▶ **INFORMATION PROVIDED**:
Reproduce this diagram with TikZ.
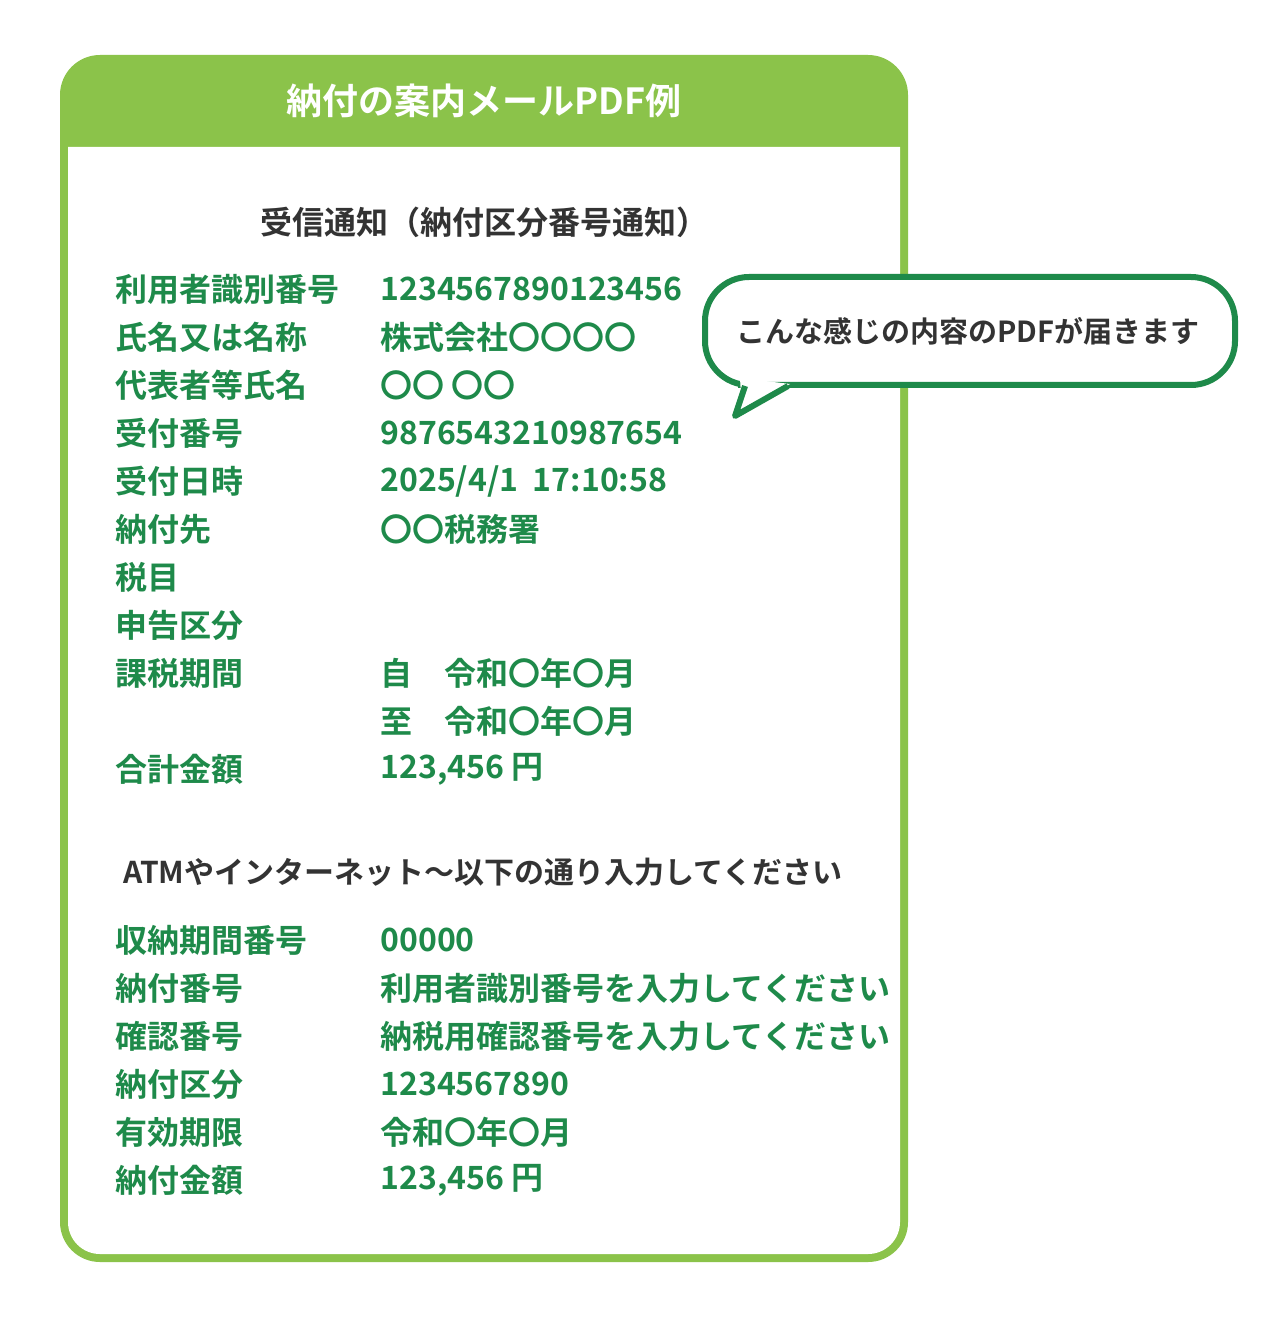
\documentclass[tikz,border=0pt]{standalone}
\usepackage{fontspec}
\setmainfont{Noto Sans CJK JP}[BoldFont={* Bold}]
\definecolor{leaf}{HTML}{8BC34A}
\definecolor{deep}{HTML}{1E8A4A}
\definecolor{ink}{HTML}{333333}
\tikzset{
  lbl/.style={anchor=west,text=deep,font=\fontsize{16}{16}\selectfont\bfseries,inner sep=0pt},
  val/.style={lbl},
  head/.style={text=ink,font=\fontsize{16}{16}\selectfont\bfseries,inner sep=0pt}
}
\begin{document}
\begin{tikzpicture}[x=0.5pt,y=-0.5pt]
\useasboundingbox (0,0) rectangle (1280,1320);
% card
\fill[leaf,rounded corners=20pt] (60,55) rectangle (908,1262);
\fill[white] (68,147) -- (900,147) -- (900,1214) [rounded corners=16pt] -- (900,1254) -- (68,1254) [sharp corners] -- (68,1214) -- cycle;
\node[text=white,font=\fontsize{18}{18}\selectfont\bfseries] (title) at (484,101) {納付の案内メールPDF例};
\node[head] (sec1) at (484,222) {受信通知（納付区分番号通知）};
% first block
\foreach \i/\a/\b in {0/利用者識別番号/1234567890123456,1/氏名又は名称/株式会社〇〇〇〇,2/代表者等氏名/〇〇 〇〇,
  3/受付番号/9876543210987654,4/受付日時/{2025/4/1\ \ 17:10:58},5/納付先/〇〇税務署,6/税目/{},7/申告区分/{},
  8/課税期間/{自\quad 令和〇年〇月},9/{}/{至\quad 令和〇年〇月},10/合計金額/{123,456 円}}{
  \node[lbl] (a\i) at (115,289+48*\i) {\a};
  \node[val] (b\i) at (380,289+48*\i) {\b};
}
\node[head,font=\fontsize{15}{15}\selectfont\bfseries] (sec2) at (483,872) {ATMやインターネット～以下の通り入力してください};
% second block
\foreach \i/\a/\b in {0/収納期間番号/00000,1/納付番号/利用者識別番号を入力してください,2/確認番号/納税用確認番号を入力してください,
  3/納付区分/1234567890,4/有効期限/令和〇年〇月,5/納付金額/{123,456 円}}{
  \node[lbl] (c\i) at (115,940+48*\i) {\a};
  \node[val] (d\i) at (380,940+48*\i) {\b};
}
% bubble
\draw[deep,line width=3pt,fill=white,rounded corners=22pt] (760,385) -- (1235,385) -- (1235,277) -- (705,277) -- (705,385) [sharp corners] -- (738,385);
\fill[white] (740,378) -- (742,412) -- (790,384) -- cycle;
\draw[deep,line width=3pt,line join=round] (745,386) -- (735,416) -- (788,386);
\node[text=ink,font=\fontsize{14.5}{15}\selectfont\bfseries] (note) at (968,331) {こんな感じの内容のPDFが届きます};
\end{tikzpicture}
\end{document}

▶ **PROBLEM DESCRIPTION**: In the copy, include no pictures; restate the listing above exactly.

▶ **ANSWER TO THIS EXERCISE**:
Reproduce this diagram with TikZ.
\documentclass[tikz,border=0pt]{standalone}
\usepackage{fontspec}
\setmainfont{Noto Sans CJK JP}[BoldFont={* Bold}]
\definecolor{leaf}{HTML}{8BC34A}
\definecolor{deep}{HTML}{1E8A4A}
\definecolor{ink}{HTML}{333333}
\tikzset{
  lbl/.style={anchor=west,text=deep,font=\fontsize{16}{16}\selectfont\bfseries,inner sep=0pt},
  val/.style={lbl},
  head/.style={text=ink,font=\fontsize{16}{16}\selectfont\bfseries,inner sep=0pt}
}
\begin{document}
\begin{tikzpicture}[x=0.5pt,y=-0.5pt]
\useasboundingbox (0,0) rectangle (1280,1320);
% card
\fill[leaf,rounded corners=20pt] (60,55) rectangle (908,1262);
\fill[white] (68,147) -- (900,147) -- (900,1214) [rounded corners=16pt] -- (900,1254) -- (68,1254) [sharp corners] -- (68,1214) -- cycle;
\node[text=white,font=\fontsize{18}{18}\selectfont\bfseries] (title) at (484,101) {納付の案内メールPDF例};
\node[head] (sec1) at (484,222) {受信通知（納付区分番号通知）};
% first block
\foreach \i/\a/\b in {0/利用者識別番号/1234567890123456,1/氏名又は名称/株式会社〇〇〇〇,2/代表者等氏名/〇〇 〇〇,
  3/受付番号/9876543210987654,4/受付日時/{2025/4/1\ \ 17:10:58},5/納付先/〇〇税務署,6/税目/{},7/申告区分/{},
  8/課税期間/{自\quad 令和〇年〇月},9/{}/{至\quad 令和〇年〇月},10/合計金額/{123,456 円}}{
  \node[lbl] (a\i) at (115,289+48*\i) {\a};
  \node[val] (b\i) at (380,289+48*\i) {\b};
}
\node[head,font=\fontsize{15}{15}\selectfont\bfseries] (sec2) at (483,872) {ATMやインターネット～以下の通り入力してください};
% second block
\foreach \i/\a/\b in {0/収納期間番号/00000,1/納付番号/利用者識別番号を入力してください,2/確認番号/納税用確認番号を入力してください,
  3/納付区分/1234567890,4/有効期限/令和〇年〇月,5/納付金額/{123,456 円}}{
  \node[lbl] (c\i) at (115,940+48*\i) {\a};
  \node[val] (d\i) at (380,940+48*\i) {\b};
}
% bubble
\draw[deep,line width=3pt,fill=white,rounded corners=22pt] (760,385) -- (1235,385) -- (1235,277) -- (705,277) -- (705,385) [sharp corners] -- (738,385);
\fill[white] (740,378) -- (742,412) -- (790,384) -- cycle;
\draw[deep,line width=3pt,line join=round] (745,386) -- (735,416) -- (788,386);
\node[text=ink,font=\fontsize{14.5}{15}\selectfont\bfseries] (note) at (968,331) {こんな感じの内容のPDFが届きます};
\end{tikzpicture}
\end{document}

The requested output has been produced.